I disagree with what you say here. How would it be possible to obtain 2 values? That proof really says that "if there is a solution, it must be -b/a"

It seems to me that @fresh_42 is doing a proof by contradiction here. At the start, he's assuming that there are two solutions, x = y and x = z. Subsequent work shows that there really is only one solution, which is a contradiction of the assumption that there are two solutions. Thus, along with the fact that a solution exists, that solution must be unique.

 

[member 587159]

It seems to me that @fresh_42 is doing a proof by contradiction here. At the start, he's assuming that there are two solutions, x = y and x = z. Subsequent work shows that there really is only one solution, which is a contradiction of the assumption that there are two solutions. Thus, along with the fact that a solution exists, that solution must be unique.

He never says that the solutions must be distinct, so there is no contradiction until this is explicitely mentioned.

 

[fresh_42]

Whether you use (without mentioning) the fact that $|\{\,-\frac{b}{a}\,\}|=1$ or (by mentioning) use transivity of equality doesn't make a difference. In either case you add another statement to $x=-\frac{b}{a}$. You must somehow explain, why this necessary condition already describes the solution completely. This is obvious in this case, but not in general. To deduce a necessary condition covers only one aspect of the solution, because it is merely necessary. That it covers the entire solution - in this case, not in general - needs another statement.

 

[Mark44]

He never says that the solutions must be distinct, so there is no contradiction until this is explicitely mentioned.

But @fresh_42 essentially said that, with his phrase

Theoretically we could still have two different values for x, say x = y and x = z

(underscore added by me).
"Different values" says "distinct" to me.

 

[fresh_42]

My main issue was, that a necessary condition is generally not sufficient to conclude uniqueness. It is just here in this trivial example the case, that the solution appears unique to everybody.

If we had e.g. $x^2=4$ we can deduce $|x|=2$ from that. This is a necessary condition. Now everybody sees, that this is not sufficient to claim uniqueness. So formally, there has to be another argument, why a solution is unique. To derive a necessary condition is always just that: necessary. E.g. we would also have to verify, that $x=-\frac{b}{a}$ is actually a solution, as both proofs in the OP do.

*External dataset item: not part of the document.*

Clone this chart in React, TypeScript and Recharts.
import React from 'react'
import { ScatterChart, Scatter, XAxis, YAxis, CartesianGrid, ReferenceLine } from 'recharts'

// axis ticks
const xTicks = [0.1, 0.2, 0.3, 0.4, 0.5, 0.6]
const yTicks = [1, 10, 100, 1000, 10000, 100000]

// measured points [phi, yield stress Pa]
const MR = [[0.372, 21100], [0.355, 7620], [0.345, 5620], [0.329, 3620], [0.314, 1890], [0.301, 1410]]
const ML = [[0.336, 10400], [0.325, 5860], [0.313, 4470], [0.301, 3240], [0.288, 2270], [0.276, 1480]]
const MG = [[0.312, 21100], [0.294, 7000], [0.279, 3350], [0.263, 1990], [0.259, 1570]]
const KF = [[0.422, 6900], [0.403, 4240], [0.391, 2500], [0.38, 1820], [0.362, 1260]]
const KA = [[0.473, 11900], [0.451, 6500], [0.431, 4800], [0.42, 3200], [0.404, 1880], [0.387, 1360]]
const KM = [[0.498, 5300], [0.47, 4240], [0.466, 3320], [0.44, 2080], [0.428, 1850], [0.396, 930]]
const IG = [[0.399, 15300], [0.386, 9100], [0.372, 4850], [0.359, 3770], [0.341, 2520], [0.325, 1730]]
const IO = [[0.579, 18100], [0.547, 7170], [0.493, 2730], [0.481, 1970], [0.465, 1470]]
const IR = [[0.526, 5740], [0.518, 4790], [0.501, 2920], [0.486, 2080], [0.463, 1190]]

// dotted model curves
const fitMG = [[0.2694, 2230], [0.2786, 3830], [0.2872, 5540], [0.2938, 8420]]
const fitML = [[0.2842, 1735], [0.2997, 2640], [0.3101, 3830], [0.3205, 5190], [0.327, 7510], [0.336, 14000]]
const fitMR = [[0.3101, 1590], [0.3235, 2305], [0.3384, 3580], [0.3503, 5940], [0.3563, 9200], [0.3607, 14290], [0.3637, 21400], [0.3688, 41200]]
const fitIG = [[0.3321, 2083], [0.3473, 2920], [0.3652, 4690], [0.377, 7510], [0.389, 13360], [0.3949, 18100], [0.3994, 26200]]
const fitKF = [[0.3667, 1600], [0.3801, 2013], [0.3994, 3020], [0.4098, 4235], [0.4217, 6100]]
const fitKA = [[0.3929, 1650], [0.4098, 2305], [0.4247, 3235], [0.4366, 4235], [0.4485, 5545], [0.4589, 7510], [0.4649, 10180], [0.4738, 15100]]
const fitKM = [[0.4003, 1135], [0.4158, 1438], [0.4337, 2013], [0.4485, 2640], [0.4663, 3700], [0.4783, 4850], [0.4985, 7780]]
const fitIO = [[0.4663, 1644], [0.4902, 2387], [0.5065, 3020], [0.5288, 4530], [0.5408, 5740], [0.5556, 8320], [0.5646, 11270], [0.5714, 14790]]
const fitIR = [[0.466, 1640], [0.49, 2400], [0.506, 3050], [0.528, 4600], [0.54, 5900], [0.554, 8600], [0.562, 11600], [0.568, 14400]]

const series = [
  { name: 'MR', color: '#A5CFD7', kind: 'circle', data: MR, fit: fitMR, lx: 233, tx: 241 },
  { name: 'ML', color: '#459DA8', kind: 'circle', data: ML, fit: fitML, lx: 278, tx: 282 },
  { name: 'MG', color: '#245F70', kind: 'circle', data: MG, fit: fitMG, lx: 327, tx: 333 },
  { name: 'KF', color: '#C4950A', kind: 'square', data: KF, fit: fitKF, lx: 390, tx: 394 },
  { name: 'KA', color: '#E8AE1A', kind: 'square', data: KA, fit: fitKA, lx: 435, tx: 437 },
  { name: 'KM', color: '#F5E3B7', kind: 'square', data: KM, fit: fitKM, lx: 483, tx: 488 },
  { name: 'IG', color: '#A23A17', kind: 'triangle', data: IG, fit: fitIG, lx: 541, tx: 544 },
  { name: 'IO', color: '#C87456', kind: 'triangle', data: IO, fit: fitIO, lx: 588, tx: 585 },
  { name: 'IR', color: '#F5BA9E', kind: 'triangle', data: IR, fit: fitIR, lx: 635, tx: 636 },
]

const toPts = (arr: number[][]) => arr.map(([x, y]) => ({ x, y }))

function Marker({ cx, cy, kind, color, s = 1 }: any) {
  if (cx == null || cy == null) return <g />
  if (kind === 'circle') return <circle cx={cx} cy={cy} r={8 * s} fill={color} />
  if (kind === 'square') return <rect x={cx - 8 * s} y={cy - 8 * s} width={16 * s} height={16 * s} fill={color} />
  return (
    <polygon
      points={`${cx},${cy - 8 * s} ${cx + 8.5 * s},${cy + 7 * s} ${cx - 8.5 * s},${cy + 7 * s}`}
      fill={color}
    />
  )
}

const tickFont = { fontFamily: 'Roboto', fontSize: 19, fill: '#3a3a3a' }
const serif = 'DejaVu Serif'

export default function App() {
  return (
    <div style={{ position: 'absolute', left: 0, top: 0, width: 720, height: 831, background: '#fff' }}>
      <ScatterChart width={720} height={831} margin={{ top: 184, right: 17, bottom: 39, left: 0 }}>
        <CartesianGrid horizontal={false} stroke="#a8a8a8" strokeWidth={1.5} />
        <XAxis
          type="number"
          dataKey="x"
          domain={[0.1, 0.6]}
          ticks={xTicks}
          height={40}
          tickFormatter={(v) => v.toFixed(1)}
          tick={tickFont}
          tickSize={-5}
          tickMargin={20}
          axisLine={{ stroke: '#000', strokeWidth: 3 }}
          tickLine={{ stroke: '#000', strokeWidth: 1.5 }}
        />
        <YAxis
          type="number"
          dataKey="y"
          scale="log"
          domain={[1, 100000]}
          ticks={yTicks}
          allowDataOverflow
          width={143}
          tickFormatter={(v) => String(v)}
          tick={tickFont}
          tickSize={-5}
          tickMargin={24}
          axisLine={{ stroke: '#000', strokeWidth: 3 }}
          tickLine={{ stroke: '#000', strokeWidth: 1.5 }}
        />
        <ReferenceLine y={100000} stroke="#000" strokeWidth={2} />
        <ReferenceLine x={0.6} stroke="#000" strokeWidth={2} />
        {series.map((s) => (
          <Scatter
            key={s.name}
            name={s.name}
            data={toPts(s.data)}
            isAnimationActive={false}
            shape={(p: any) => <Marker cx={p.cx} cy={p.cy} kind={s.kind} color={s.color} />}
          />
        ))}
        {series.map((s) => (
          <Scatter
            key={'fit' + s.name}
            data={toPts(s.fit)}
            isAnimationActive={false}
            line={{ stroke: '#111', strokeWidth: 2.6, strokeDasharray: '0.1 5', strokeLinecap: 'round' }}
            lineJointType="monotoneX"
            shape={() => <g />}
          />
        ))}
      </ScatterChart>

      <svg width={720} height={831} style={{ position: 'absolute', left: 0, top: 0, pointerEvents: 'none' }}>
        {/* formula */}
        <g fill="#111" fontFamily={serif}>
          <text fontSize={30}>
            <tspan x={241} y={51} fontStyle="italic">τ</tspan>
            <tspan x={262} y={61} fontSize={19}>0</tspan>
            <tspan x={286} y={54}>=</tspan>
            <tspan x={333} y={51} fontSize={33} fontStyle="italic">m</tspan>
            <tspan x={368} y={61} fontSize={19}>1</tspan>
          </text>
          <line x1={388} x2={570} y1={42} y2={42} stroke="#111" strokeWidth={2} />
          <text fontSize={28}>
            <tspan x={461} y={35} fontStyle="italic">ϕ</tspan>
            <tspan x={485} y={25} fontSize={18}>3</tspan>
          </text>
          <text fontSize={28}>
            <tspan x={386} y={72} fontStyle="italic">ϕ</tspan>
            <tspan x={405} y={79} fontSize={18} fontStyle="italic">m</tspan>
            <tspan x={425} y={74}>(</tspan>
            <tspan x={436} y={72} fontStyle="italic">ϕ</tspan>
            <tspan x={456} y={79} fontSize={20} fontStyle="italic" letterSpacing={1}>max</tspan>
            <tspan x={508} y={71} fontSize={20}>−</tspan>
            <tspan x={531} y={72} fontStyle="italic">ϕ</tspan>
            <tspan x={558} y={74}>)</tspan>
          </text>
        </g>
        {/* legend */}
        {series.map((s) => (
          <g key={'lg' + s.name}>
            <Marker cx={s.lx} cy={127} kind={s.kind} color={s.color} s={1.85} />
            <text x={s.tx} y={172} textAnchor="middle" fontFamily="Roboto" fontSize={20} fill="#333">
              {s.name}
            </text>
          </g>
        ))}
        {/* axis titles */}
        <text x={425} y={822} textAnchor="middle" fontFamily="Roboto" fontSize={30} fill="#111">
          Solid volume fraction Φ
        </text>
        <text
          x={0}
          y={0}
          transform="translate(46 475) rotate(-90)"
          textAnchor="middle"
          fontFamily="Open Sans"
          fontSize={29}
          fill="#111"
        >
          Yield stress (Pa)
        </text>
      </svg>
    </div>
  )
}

So, although this example wasn't actually difficult and thus not a good one, I want to sharpen the readers' minds, that a necessary condition alone is usually not enough. Often we use equivalent phrases between condition and a necessity, so sufficiency is already given. But as soon as examples get only a bit more complicated: possible zero factors, inequalities, squares etc. equivalences tend to get lost. And in those cases, one has to know, what the difference between a necessary condition and a solution is.

 

[WWGD]

I don't know if this is OT , but don't we need to assume we are either working on a group or with an elements that are units in a ring? 1/a , which is , I assume here, the multiplicative inverse of a, may not always exist, depending on the setting.

 

[Mark44]

I don't know if this is OT , but don't we need to assume we are either working on a group or with an elements that are units in a ring? 1/a , which is , I assume here, the multiplicative inverse of a, may not always exist, depending on the setting.

I think it's safe to assume that we're dealing with real numbers. In any case, the question is about existence and uniqueness of solutions. If this had been about groups or rings, I'm sure that would have been stated. So yes, OT.

 

[WWGD]

I think it's safe to assume that we're dealing with real numbers. In any case, the question is about existence and uniqueness of solutions. If this had been about groups or rings, I'm sure that would have been stated. So yes, OT.

What I meant is that it is a good idea, if one expects to do some serious ( grad-level) Math at some point, to get used to specify the setting: algebraic object, type of number, etc one is working with. But that is up to Mr. Davis.